South32 could receive an additional $750 million if alumina and aluminium prices exceed agreed thresholds over the next four years.
The acquisition significantly expands Alcoa’s integrated aluminium business, strengthening its position as one of the world’s largest producers by adding assets across the entire value chain, from bauxite mining to alumina refining and aluminium smelting.
South32’s massive Worsley alumina refinery will be integrated into Alcoa’s existing operations in Western Australia, with the nearby mines that supply it with bauxite now offering the company additional reserves of the key ore just as its own decline.
Falling ore grades led Alcoa to permanently shut its Kwinana alumina refinery last year.
Alcoa had also faced significant pushback from environmentalists over plans to mine a forest in Western Australia to tap bauxite ore.

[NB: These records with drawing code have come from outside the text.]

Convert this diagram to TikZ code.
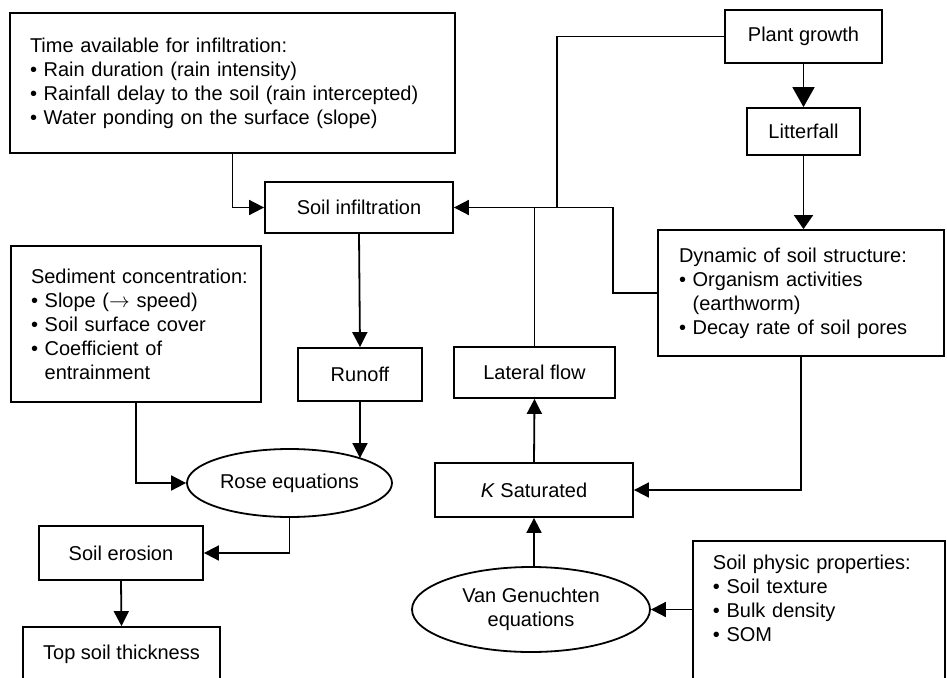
\documentclass[tikz,border=0pt]{standalone}
\usepackage{fontspec}
\setmainfont{Liberation Sans}
\usetikzlibrary{arrows.meta,shapes.geometric}
\newcommand\myitem[1]{\mbox{\textbullet\ #1}}
\newcommand\mycont[1]{\mbox{\hphantom{\textbullet\ }#1}}
\begin{document}
\begin{tikzpicture}[x=1pt,y=-1pt,
  every node/.style={font=\fontsize{20}{24}\selectfont},
  conn/.style={line width=1.8pt},
  box/.style 2 args={draw,conn,minimum width=#1pt,minimum height=#2pt,inner sep=0pt},
  txt/.style={align=left,text width=#1pt},
  oval/.style 2 args={draw,conn,ellipse,minimum width=#1pt,minimum height=#2pt,inner sep=0pt,align=center},
  arr/.style={conn,-{Triangle[length=15pt,width=15pt]}},
]
\useasboundingbox (0,0) rectangle (947,677);
\clip (0,0) rectangle (947,677);

% boxes
\node[box={445}{140},txt=405] (time) at (232.5,83)
  {\mbox{Time available for infiltration:}\\\myitem{Rain duration (rain intensity)}\\\myitem{Rainfall delay to the soil (rain intercepted)}\\\myitem{Water ponding on the surface (slope)}};
\node[box={188}{51}] (infil) at (359,207.5) {Soil infiltration};
\node[box={157}{53}] (plant) at (803.5,36.5) {Plant growth};
\node[box={113}{47}] (litter) at (803.5,131.5) {Litterfall};
\node[box={286}{126},txt=244] (dyn) at (801,293)
  {\mbox{Dynamic of soil structure:}\\\myitem{Organism activities}\\\mycont{(earthworm)}\\\myitem{Decay rate of soil pores}};
\node[box={250}{156},txt=210] (sed) at (136,324)
  {\mbox{Sediment concentration:}\\\myitem{Slope ($\rightarrow$ speed)}\\\myitem{Soil surface cover}\\\myitem{Coefficient of}\\\mycont{entrainment}\\[12pt]};
\node[box={124}{53}] (runoff) at (360,374.5) {Runoff};
\node[box={161}{51}] (lat) at (534.5,372.5) {Lateral flow};
\node[oval={205}{68}] (rose) at (289.5,483) {Rose equations};
\node[box={198}{54}] (ksat) at (534,490) {\textit{K} Saturated};
\node[box={164}{54}] (eros) at (121,553) {Soil erosion};
\node[box={197}{54}] (top) at (121.5,654) {Top soil thickness};
\node[oval={238}{85}] (vg) at (531,609.5) {Van Genuchten\\equations};
\node[draw,conn,anchor=north west,inner xsep=20pt,inner ysep=14pt,text width=212pt,align=left] (phys) at (692,540)
  {\mbox{Soil physic properties:}\\\myitem{Soil texture}\\\myitem{Bulk density}\\\myitem{SOM}\\\mbox{}\\\mbox{}};

% junction points
\coordinate (dj) at (613,207.5);
\coordinate (pj) at (557,207.5);
\coordinate (rt) at (rose.19.5);

% connectors
\draw[arr] (time.south) |- (infil.west);
\draw[arr] (dyn.west) -| (dj) -- (infil.east);
\draw[conn] (plant.west) -| (pj);
\draw[conn] (lat.north) -- (lat.north |- infil.east);
\draw[conn,-{Triangle[length=20pt,width=22pt]}] (plant.south) -- (litter.north);
\draw[conn,-{Triangle[length=14pt,width=19pt]}] (litter.south) -- (litter.south |- dyn.north);
\draw[arr] (dyn.south) |- (ksat.east);
\draw[arr] (vg.north -| ksat.south) -- (ksat.south);
\draw[arr] (ksat.north) -- (lat.south);
\draw[arr] (vg.east -| phys.west) -- (vg.east);
\draw[arr] (infil.south) -- (runoff.north);
\draw[arr] (runoff.south) -- (runoff.south |- rt);
\draw[arr] (sed.south) |- (rose.west);
\draw[arr] (rose.south) |- (eros.east);
\draw[arr] (eros.south) -- (top.north);
\end{tikzpicture}
\end{document}
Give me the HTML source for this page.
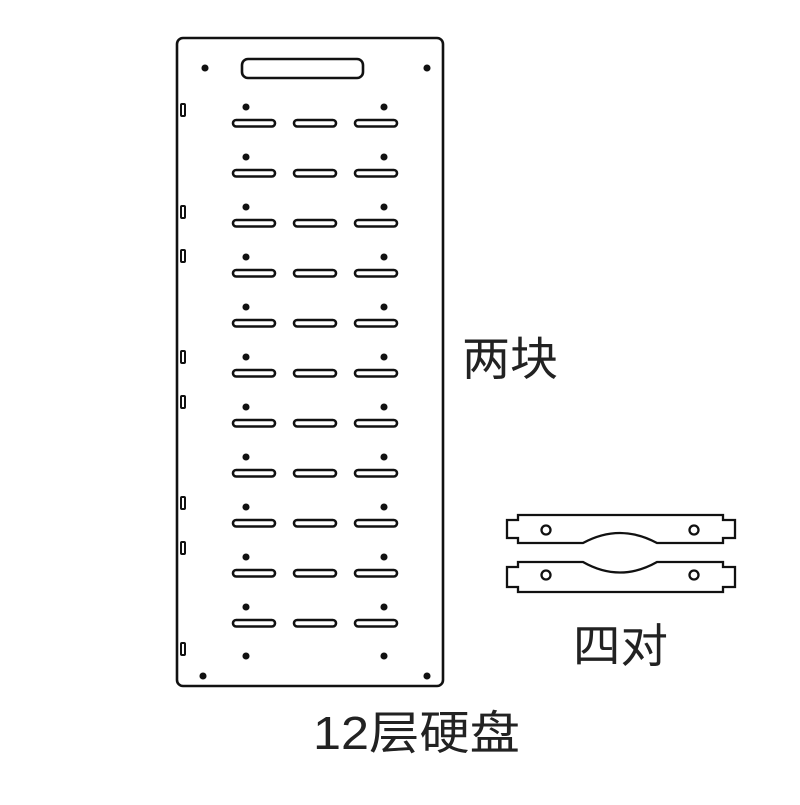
<!DOCTYPE html>
<html><head><meta charset="utf-8"><style>
body{margin:0;background:#fff;width:800px;height:800px;overflow:hidden}
text{font-family:"Liberation Sans","Noto Sans CJK SC",sans-serif;fill:#222}
</style></head><body>
<svg width="800" height="800" viewBox="0 0 800 800" xmlns="http://www.w3.org/2000/svg">
<defs>
<g id="row" fill="none" stroke="#111" stroke-width="2.6">
<circle cx="246" cy="107" r="2.8" fill="#111" stroke-width="1.5"/>
<circle cx="384" cy="107" r="2.8" fill="#111" stroke-width="1.5"/>
<rect x="233" y="120" width="42" height="6.5" rx="3.2"/>
<rect x="294" y="120" width="42" height="6.5" rx="3.2"/>
<rect x="355" y="120" width="42" height="6.5" rx="3.2"/>
</g>
</defs>
<g fill="none" stroke="#111" stroke-width="2.6">
<rect x="177" y="38" width="266" height="648" rx="6"/>
<rect x="242" y="59" width="121" height="19" rx="6"/>
<circle cx="205" cy="68" r="2.8" fill="#111" stroke-width="1.5"/>
<circle cx="427" cy="68" r="2.8" fill="#111" stroke-width="1.5"/>
<circle cx="203" cy="676" r="2.8" fill="#111" stroke-width="1.5"/>
<circle cx="427" cy="676" r="2.8" fill="#111" stroke-width="1.5"/>
<circle cx="246" cy="656" r="2.8" fill="#111" stroke-width="1.5"/>
<circle cx="384" cy="656" r="2.8" fill="#111" stroke-width="1.5"/>
<g stroke-width="2">
<rect x="181" y="104" width="4" height="12" rx="1"/>
<rect x="181" y="206" width="4" height="12" rx="1"/>
<rect x="181" y="250" width="4" height="12" rx="1"/>
<rect x="181" y="351" width="4" height="12" rx="1"/>
<rect x="181" y="396" width="4" height="12" rx="1"/>
<rect x="181" y="497" width="4" height="12" rx="1"/>
<rect x="181" y="542" width="4" height="12" rx="1"/>
<rect x="181" y="643" width="4" height="12" rx="1"/>
</g>
</g>
<use href="#row"/>
<use href="#row" y="50"/>
<use href="#row" y="100"/>
<use href="#row" y="150"/>
<use href="#row" y="200"/>
<use href="#row" y="250"/>
<use href="#row" y="300"/>
<use href="#row" y="350"/>
<use href="#row" y="400"/>
<use href="#row" y="450"/>
<use href="#row" y="500"/>
<g fill="none" stroke="#111" stroke-width="2.3">
<path d="M518 515 H723 V520 H735 V538 H723 V543 H657 Q620 523 583 543 H518 V538 H507 V520 H518 Z"/>
<path d="M518 562 H583 Q620 583 657 562 H723 V567 H735 V587 H723 V592 H518 V587 H507 V567 H518 Z"/>
<circle cx="546" cy="530" r="4.5"/>
<circle cx="694" cy="530" r="4.5"/>
<circle cx="546" cy="575" r="4.5"/>
<circle cx="694" cy="575" r="4.5"/>
</g>
<text x="462" y="375" font-size="46" textLength="96" lengthAdjust="spacingAndGlyphs">两块</text>
<text x="573" y="662" font-size="46" textLength="95" lengthAdjust="spacingAndGlyphs">四对</text>
<text x="313" y="749" font-size="46" textLength="207" lengthAdjust="spacingAndGlyphs">12层硬盘</text>
</svg>
</body></html>
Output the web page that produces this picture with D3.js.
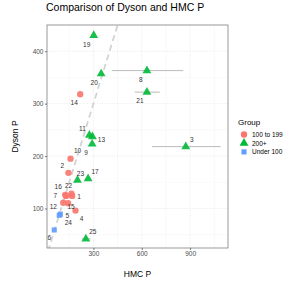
<!DOCTYPE html>
<html>
<head>
<meta charset="utf-8">
<script src="https://cdn.jsdelivr.net/npm/d3@7"></script>
<style>
  body { margin: 0; background: #fff; }
  text { font-family: "Liberation Sans", Arial, sans-serif; }
</style>
</head>
<body>
<svg id="chart" width="291" height="291"></svg>
<script>
// values
const ids    = [1, 2, 3, 4, 5, 6, 7, 8, 9, 10, 11, 12, 13, 14, 15, 16, 17, 19, 20, 21, 22, 23, 24, 25];
const hmc    = [168, 145, 873, 189, 88, 57, 125, 632, 292, 158, 275, 113, 294, 218, 143, 131, 267, 302, 348, 632, 164, 201, 95, 253];
const dyson  = [124, 168, 218, 96, 87, 59, 126, 363, 223, 195, 240, 111, 237, 318, 110, 124, 157, 430, 357, 322, 128, 154, 89, 42];
const groups = ["100 to 199", "100 to 199", "200+", "100 to 199", "Under 100", "Under 100", "100 to 199", "200+", "200+", "100 to 199",
                "200+", "100 to 199", "200+", "100 to 199", "100 to 199", "100 to 199", "200+", "200+", "200+", "200+",
                "100 to 199", "200+", "Under 100", "200+"];
const hmcLo  = [null, null, 663, null, null, null, null, 414, null, null, null, null, null, null, null, null, null, null, null, 556, null, null, null, 228];
const hmcHi  = [null, null, 1090, null, null, null, null, 857, null, null, null, null, null, null, null, null, null, null, null, 712, null, null, null, 284];
// label nudges (px) as placed by the repel step
const labelDx = [7, -6, 6, 6, 8, -5, -10, -6, -6, 7, -7, -10, 9, -6, 3, -8, 7, -7, -7, -7, -3, 3, 8, 7];
const labelDy = [1, -7, -7, 8, 0, 8, 1, 9, 9, -8, -7, 4, 3, 8, 3, -9, -7, 9, 9, 8, -8, -7, 8, -7];

const groupNames = ["100 to 199", "200+", "Under 100"];
const groupColors = ["#F8766D", "#00BA38", "#619CFF"];
const xTicks = [300, 600, 900];
const yTicks = [100, 200, 300, 400];
const xMinor = [150, 450, 750, 1050];
const yMinor = [50, 150, 250, 350];

const svg = d3.select("#chart");
const pLeft = 47, pRight = 228, pTop = 25, pBottom = 248;

const x = d3.scaleLinear().domain([12, 1135]).range([pLeft, pRight]);
const y = d3.scaleLinear().domain([24.6, 450]).range([pBottom, pTop]);
const color = d3.scaleOrdinal().domain(groupNames).range(groupColors);

const data = ids.map((id, i) => ({
  id, hmc: hmc[i], dyson: dyson[i], group: groups[i],
  lo: hmcLo[i], hi: hmcHi[i], dx: labelDx[i], dy: labelDy[i]
}));

svg.append("defs").append("clipPath").attr("id", "panel")
  .append("rect").attr("x", pLeft).attr("y", pTop)
  .attr("width", pRight - pLeft).attr("height", pBottom - pTop);

const g = svg.append("g");

// minor grid
g.selectAll(".xminor").data(xMinor).join("line")
  .attr("x1", (d) => x(d)).attr("x2", (d) => x(d))
  .attr("y1", pTop).attr("y2", pBottom)
  .attr("stroke", "#f2f2f2").attr("stroke-width", 0.5);
g.selectAll(".yminor").data(yMinor).join("line")
  .attr("x1", pLeft).attr("x2", pRight)
  .attr("y1", (d) => y(d)).attr("y2", (d) => y(d))
  .attr("stroke", "#f2f2f2").attr("stroke-width", 0.5);

// major grid (dotted)
g.selectAll(".xmajor").data(xTicks).join("line")
  .attr("x1", (d) => x(d)).attr("x2", (d) => x(d))
  .attr("y1", pTop).attr("y2", pBottom)
  .attr("stroke", "#dcdcdc").attr("stroke-width", 0.6)
  .attr("stroke-dasharray", "1,1.5");
g.selectAll(".ymajor").data(yTicks).join("line")
  .attr("x1", pLeft).attr("x2", pRight)
  .attr("y1", (d) => y(d)).attr("y2", (d) => y(d))
  .attr("stroke", "#dcdcdc").attr("stroke-width", 0.6)
  .attr("stroke-dasharray", "1,1.5");

// identity line
const clipped = svg.append("g").attr("clip-path", "url(#panel)");
clipped.append("line")
  .attr("x1", x(0)).attr("y1", y(0))
  .attr("x2", x(500)).attr("y2", y(500))
  .attr("stroke", "#d3d3d3").attr("stroke-width", 1.8)
  .attr("stroke-dasharray", "6,4");

// error bars
clipped.selectAll(".err").data(data.filter((d) => d.lo != null)).join("line")
  .attr("x1", (d) => x(d.lo)).attr("x2", (d) => x(d.hi))
  .attr("y1", (d) => y(d.dyson)).attr("y2", (d) => y(d.dyson))
  .attr("stroke", "#a8a8a8").attr("stroke-width", 0.8);

// points
const shape = { "100 to 199": d3.symbolCircle, "200+": d3.symbolTriangle, "Under 100": d3.symbolSquare };
const sizes = { "100 to 199": 32, "200+": 34, "Under 100": 26 };
clipped.selectAll(".pt").data(data).join("path")
  .attr("transform", (d) => `translate(${x(d.hmc)},${y(d.dyson)})`)
  .attr("d", (d) => d3.symbol().type(shape[d.group]).size(sizes[d.group])())
  .attr("fill", (d) => color(d.group))
  .attr("fill-opacity", 0.9);

// point labels
svg.selectAll(".lab").data(data).join("text")
  .attr("x", (d) => x(d.hmc) + d.dx)
  .attr("y", (d) => y(d.dyson) + d.dy)
  .attr("text-anchor", "middle")
  .attr("dominant-baseline", "central")
  .attr("font-size", 6.5)
  .attr("fill", "#333")
  .text((d) => d.id);

// panel border
svg.append("rect")
  .attr("x", pLeft).attr("y", pTop)
  .attr("width", pRight - pLeft).attr("height", pBottom - pTop)
  .attr("fill", "none").attr("stroke", "#7f7f7f").attr("stroke-width", 0.8);

// axes
const xAxis = svg.append("g").attr("transform", `translate(0,${pBottom})`)
  .call(d3.axisBottom(x).tickValues(xTicks).tickSize(2).tickPadding(1.5));
const yAxis = svg.append("g").attr("transform", `translate(${pLeft},0)`)
  .call(d3.axisLeft(y).tickValues(yTicks).tickSize(2).tickPadding(1.5));
[xAxis, yAxis].forEach((a) => {
  a.select(".domain").remove();
  a.selectAll(".tick line").attr("stroke", "#333").attr("stroke-width", 0.6);
  a.selectAll(".tick text").attr("fill", "#4d4d4d").attr("font-size", 6.5)
    .style("font-family", "Liberation Sans, Arial, sans-serif");
});

// titles
svg.append("text").attr("x", 46).attr("y", 11)
  .attr("font-size", 10.5).attr("fill", "#000")
  .text("Comparison of Dyson and HMC P");
svg.append("text").attr("x", (pLeft + pRight) / 2).attr("y", 277)
  .attr("text-anchor", "middle").attr("font-size", 8.5)
  .text("HMC P");
svg.append("text")
  .attr("transform", `translate(18,${(pTop + pBottom) / 2}) rotate(-90)`)
  .attr("text-anchor", "middle").attr("font-size", 8.5)
  .text("Dyson P");

// legend
const legend = svg.append("g").attr("transform", "translate(238,0)");
legend.append("text").attr("x", 0).attr("y", 125)
  .attr("font-size", 8).text("Group");
const items = legend.selectAll(".item").data(groupNames).join("g")
  .attr("transform", (d, i) => `translate(6,${134.5 + i * 8.7})`);
items.append("path")
  .attr("d", (d) => d3.symbol().type(shape[d]).size(sizes[d])())
  .attr("fill", (d) => color(d));
items.append("text").attr("x", 8).attr("y", 0)
  .attr("dominant-baseline", "central")
  .attr("font-size", 6.5).text((d) => d);
</script>
</body>
</html>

“Our strategy is not simply to get bigger,” Alcoa Chief Executive Officer Bill Oplinger said on a call.
“In Australia, the Boddington mine and Worsley refinery sit alongside our existing mining and refining system, creating opportunities to further strengthen one of the world’s premier regions.”
The transaction also includes assets in Brazil and South Africa but excludes an idled smelter in Mozambique, which South32 said remains under strategic review.
The company said it would distribute at least half of the Alcoa stock it receives in the deal directly to shareholders; the remainder can be sold.
South32 shareholders will hold about 6% of Alcoa once the deal completes.
The agreement was announced after the end of US trading on Tuesday. Alcoa’s Sydney-listed stock fell as much as 7% on Wednesday, while South32 shares rose as much as 10%.
“This deal makes strategic and economic sense and is not a surprise to us, but could be a temporary overhang on Alcoa’s share price,” Jefferies LLC analyst Christopher LaFemina said in a note Wednesday.
Aluminum prices are up 3% this year after supply disruptions in the Middle East, a region accounting for nearly a 10th of global output, fueled a rally between March and May.
Those gains were later pared as prospects for an end to the Iran war eased supply concerns.
Producers like Alcoa are now positioning themselves for stronger long-term demand from electric vehicles, electricity transmission, renewable energy, packaging and aerospace.
The lightweight metal has also become increasingly important in power grids because of its lower cost and lighter weight than copper.
Alcoa said the acquisition would lift its annual production to 3.2 million tons of aluminium and 14.8 million tons of alumina.
South32 was created in 2015 from assets spun off from mining giant BHP Group. It will now hold copper, manganese and zinc-lead-silver assets.
The deal, expected to close in the first half of 2027, comes as South32’s long-serving CEO Graham Kerr steps down. He will be replaced by Matthew Daley, who begins in his new role on July 1.
UBS Group AG and Bank of America Corp. were advisers for South32. Goldman Sachs Group Inc. advised Alcoa.